## Dataset content
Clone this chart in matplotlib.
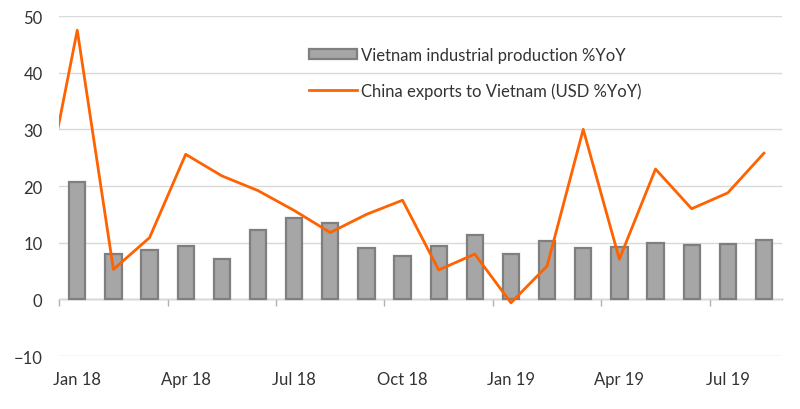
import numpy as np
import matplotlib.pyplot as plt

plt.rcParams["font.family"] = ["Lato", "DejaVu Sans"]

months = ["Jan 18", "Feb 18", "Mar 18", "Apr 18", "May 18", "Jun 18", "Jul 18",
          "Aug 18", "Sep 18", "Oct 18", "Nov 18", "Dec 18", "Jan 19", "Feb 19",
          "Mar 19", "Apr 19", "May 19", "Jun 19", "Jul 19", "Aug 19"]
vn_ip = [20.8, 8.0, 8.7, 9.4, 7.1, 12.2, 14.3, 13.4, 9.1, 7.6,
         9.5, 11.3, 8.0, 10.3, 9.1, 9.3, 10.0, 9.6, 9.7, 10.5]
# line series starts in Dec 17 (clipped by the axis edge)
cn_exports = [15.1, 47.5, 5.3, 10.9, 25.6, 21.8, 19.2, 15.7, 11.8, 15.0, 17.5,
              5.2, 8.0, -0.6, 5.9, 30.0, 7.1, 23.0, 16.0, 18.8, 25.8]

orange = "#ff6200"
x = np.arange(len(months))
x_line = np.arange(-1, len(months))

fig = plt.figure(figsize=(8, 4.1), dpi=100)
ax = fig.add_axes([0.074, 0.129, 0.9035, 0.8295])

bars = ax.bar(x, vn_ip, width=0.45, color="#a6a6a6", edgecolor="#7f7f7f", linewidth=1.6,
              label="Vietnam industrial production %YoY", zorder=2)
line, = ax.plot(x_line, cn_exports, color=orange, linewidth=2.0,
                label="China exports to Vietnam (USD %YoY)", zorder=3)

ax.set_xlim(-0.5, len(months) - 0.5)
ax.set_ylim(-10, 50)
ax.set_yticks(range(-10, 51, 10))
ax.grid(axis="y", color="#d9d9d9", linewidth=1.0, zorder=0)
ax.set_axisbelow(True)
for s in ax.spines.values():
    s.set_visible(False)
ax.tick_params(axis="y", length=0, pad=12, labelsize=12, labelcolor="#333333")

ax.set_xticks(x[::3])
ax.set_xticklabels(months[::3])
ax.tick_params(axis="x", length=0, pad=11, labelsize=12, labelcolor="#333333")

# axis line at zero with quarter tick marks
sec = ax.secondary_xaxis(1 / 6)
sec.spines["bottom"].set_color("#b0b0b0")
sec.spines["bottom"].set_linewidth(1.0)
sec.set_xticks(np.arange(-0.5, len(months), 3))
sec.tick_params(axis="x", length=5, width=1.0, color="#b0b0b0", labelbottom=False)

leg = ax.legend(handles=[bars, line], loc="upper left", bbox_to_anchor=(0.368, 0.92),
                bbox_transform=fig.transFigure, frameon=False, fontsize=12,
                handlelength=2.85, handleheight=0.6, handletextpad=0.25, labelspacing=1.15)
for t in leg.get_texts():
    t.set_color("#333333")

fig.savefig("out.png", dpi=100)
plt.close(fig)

## What you need to do
Write out nothing but the lines from the start of the data through the line with "ax = fig.add_axes([0.074, 0.129, 0.9035, 0.8295])". Leave out the pictures.

## Answer below
Clone this chart in matplotlib.
import numpy as np
import matplotlib.pyplot as plt

plt.rcParams["font.family"] = ["Lato", "DejaVu Sans"]

months = ["Jan 18", "Feb 18", "Mar 18", "Apr 18", "May 18", "Jun 18", "Jul 18",
          "Aug 18", "Sep 18", "Oct 18", "Nov 18", "Dec 18", "Jan 19", "Feb 19",
          "Mar 19", "Apr 19", "May 19", "Jun 19", "Jul 19", "Aug 19"]
vn_ip = [20.8, 8.0, 8.7, 9.4, 7.1, 12.2, 14.3, 13.4, 9.1, 7.6,
         9.5, 11.3, 8.0, 10.3, 9.1, 9.3, 10.0, 9.6, 9.7, 10.5]
# line series starts in Dec 17 (clipped by the axis edge)
cn_exports = [15.1, 47.5, 5.3, 10.9, 25.6, 21.8, 19.2, 15.7, 11.8, 15.0, 17.5,
              5.2, 8.0, -0.6, 5.9, 30.0, 7.1, 23.0, 16.0, 18.8, 25.8]

orange = "#ff6200"
x = np.arange(len(months))
x_line = np.arange(-1, len(months))

fig = plt.figure(figsize=(8, 4.1), dpi=100)
ax = fig.add_axes([0.074, 0.129, 0.9035, 0.8295])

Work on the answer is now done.